Двенадцатый и все будущие подвиги Генриха
Вот я все торчу в аэропортах, злюсь, брюзжу и не живу толком. А если я такой прилечу, то что увижу и что напишу в результате? Вот передо мной десятки газет и журналов, и все пишут про Генриха. Своего Генриха я не узнаю, а нового представляю себе по ним так… (По газетным и журнальным статьям: «Робинзоны штурмуют огненное логово», «Идущие по облакам», «Карлик становится великаном», «На краю пропасти» и многим другим.)
Тоскливо и нудно выбивает дробь на крышах палатки треклятый дождь. Облака наползают прямо на палатку – зги не видать. Все вокруг дышит исполинской мощью. Многие из вершин загадочно смотрят в синее небо темными глазницами кратеров, иные курятся белым дымком. Величественные и безмолвные, словно сфинксы, изваянные катастрофами мироздания, они манят и будоражат воображение.

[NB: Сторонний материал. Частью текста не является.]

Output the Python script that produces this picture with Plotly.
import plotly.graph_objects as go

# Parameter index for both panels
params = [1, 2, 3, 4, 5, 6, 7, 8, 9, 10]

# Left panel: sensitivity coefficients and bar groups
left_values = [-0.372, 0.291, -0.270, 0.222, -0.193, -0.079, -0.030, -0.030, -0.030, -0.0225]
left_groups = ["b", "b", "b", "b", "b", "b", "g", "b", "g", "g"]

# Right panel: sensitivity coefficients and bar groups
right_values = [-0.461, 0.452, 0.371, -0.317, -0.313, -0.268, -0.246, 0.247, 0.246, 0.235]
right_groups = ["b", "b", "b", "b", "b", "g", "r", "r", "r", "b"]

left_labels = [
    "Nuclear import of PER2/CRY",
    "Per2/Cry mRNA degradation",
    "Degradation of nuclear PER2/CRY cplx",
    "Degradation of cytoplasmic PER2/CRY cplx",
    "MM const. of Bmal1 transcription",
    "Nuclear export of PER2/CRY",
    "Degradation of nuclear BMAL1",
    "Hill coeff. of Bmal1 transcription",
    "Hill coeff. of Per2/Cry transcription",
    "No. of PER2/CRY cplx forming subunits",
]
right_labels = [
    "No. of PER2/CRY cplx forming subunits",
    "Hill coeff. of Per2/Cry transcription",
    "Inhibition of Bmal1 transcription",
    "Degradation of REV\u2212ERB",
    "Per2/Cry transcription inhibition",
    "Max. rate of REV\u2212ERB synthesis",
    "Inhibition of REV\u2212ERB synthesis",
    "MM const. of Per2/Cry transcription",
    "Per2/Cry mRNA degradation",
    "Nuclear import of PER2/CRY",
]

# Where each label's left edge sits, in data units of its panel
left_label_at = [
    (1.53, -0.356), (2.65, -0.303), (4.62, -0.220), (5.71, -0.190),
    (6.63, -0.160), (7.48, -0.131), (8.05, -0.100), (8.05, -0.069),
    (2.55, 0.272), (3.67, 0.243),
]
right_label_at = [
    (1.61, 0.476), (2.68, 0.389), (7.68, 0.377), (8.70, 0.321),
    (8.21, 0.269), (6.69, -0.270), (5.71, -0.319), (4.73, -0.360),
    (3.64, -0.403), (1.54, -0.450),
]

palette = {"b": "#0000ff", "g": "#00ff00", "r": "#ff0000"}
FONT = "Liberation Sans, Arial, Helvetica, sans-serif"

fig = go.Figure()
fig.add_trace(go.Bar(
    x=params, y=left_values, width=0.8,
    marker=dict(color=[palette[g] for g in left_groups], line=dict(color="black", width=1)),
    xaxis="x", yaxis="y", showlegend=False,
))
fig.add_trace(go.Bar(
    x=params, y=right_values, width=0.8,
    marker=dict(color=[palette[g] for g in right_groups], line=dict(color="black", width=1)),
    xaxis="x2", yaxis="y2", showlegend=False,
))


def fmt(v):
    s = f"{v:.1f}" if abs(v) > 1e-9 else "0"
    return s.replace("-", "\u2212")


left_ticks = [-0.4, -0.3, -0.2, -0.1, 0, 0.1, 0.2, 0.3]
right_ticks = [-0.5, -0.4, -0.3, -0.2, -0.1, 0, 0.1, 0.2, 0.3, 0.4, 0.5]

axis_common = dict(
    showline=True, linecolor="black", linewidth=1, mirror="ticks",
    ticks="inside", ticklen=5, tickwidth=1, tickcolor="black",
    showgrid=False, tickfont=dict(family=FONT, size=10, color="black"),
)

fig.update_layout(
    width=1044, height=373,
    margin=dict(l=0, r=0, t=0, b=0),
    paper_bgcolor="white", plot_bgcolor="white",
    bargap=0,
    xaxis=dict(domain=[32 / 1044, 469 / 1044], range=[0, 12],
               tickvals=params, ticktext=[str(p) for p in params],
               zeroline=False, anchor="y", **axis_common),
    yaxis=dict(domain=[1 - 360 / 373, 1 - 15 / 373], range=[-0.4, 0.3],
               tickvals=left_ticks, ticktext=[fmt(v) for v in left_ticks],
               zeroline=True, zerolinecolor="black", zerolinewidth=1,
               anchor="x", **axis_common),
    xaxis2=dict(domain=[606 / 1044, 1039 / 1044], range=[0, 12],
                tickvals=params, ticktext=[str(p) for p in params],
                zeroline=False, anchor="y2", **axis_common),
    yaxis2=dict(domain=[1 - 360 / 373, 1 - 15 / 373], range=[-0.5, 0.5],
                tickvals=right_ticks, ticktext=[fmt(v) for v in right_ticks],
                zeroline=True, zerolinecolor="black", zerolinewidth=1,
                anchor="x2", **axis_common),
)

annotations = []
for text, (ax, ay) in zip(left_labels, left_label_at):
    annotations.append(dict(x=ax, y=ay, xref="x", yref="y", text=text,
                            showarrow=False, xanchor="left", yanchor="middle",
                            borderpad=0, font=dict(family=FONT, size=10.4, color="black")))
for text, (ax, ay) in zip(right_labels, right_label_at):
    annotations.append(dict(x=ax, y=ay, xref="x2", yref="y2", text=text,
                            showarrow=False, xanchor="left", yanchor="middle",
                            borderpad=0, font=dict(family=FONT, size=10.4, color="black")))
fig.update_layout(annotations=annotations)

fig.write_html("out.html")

А они сидят на этом вздыбленном куске земли, а вокруг все так же поет, пляшет, кружится снежная карусель. Пять дней назад должен был прилететь за ними вертолет, и уже семь дней подряд все заслонила собой ревущая белая мгла. В этой кромешной снеговерти они давно потеряли счет дням и ночам, с трудом различая их. Кончилось топливо. Ложка тушенки в день. Ложка – на четверых. Ее, разведенную водой, съедали на обед. На завтрак и ужин пищей служили шутки. Говорят, в смехе тоже содержится определенное число калорий.
Дракон притих, затаился перед новым прыжком.
– Ребята, мы – накануне больших событий, – взволнованно сказал Генрих. – Надо собираться в путь.
Старый геолог был хмур и неласков. В наушниках проскрипело:
– Возражаю. Категорически! Скалы. Пропасти. Будут трупы. С гарантией. Ждите. Прояснения.
Разгневанный дракон встретил «гостей» канонадой. А может, он салютовал непокорным? Но зачем тогда багрово-черная туча, что протянулась по небу? Да, опасно, да, риск… Но чтобы сказать новое, чтобы открыть неоткрытое, рисковали везде и всегда.
На вершине ветер дул со штормовой силой при морозе в 40 градусов. Кинокамера и фотоаппараты замерзли. Генрих отогрел один из фотоаппаратов на своем теле, и это позволило ему сделать несколько снимков. Точно отвечая дерзким возмутителям векового покоя, горы огрызнулись басовитым эхом. Миг – и все смешалось в страшном грохоте. У них на глазах расступилась земля.
За грохотом Генрих не расслышал испуганного крика друзей. Но он и сам понял, что единственное спасение – вскарабкаться как можно выше. Он цеплялся, ломая ногти, за каждый выступ отвесной стены. Огромные глыбы с дикой скоростью неслись на него, обрастая по пути. Генрих прильнул всем телом к отвесной скале, слился с нею, вздохнул с облегчением: ну, пронесло.
Додумать не успел. На последнем издыхании дракон все же задел его крылом. Генриха сорвало со скалы. Измолоченный, почти потерявший сознание, он делал нечеловеческие усилия, чтобы уцепиться за землю. Он знал: там, метров на сто восемьдесят пять ниже, – бездонная пропасть.
Но на гладкой спине застывшего лавового потока уцепиться не за что. Ни выступа, ни трещины, ни кустика. Конец.
Генрих закрыл глаза и немного подогнул ноги…
Когда друзья добежали до Генриха, он был без сознания, весь в крови, переломанные руки безжизненно висели, как надломленные ветви дерева.
– Может, дать SOS?
– Я против, – сказал Генрих, глядя на друзей.
Радист без устали отправлял в эфир тревожные сигналы. Эфир – затянутое туманом небо – зловеще молчал. Герои не отвечали.
Но солнце еще не село, когда Генрих лежал на операционном столе. Четыре тяжелых перелома конечностей, большая потеря крови и сотрясение мозга. Сотни ушибов в счет не шли. Их было невозможно сосчитать. Но опытные руки врачей сделали свое дело. Сделала свое дело и свежая кровь безвестного донора. Остальное завершили главные целители: молодость и крепкий организм спортсмена.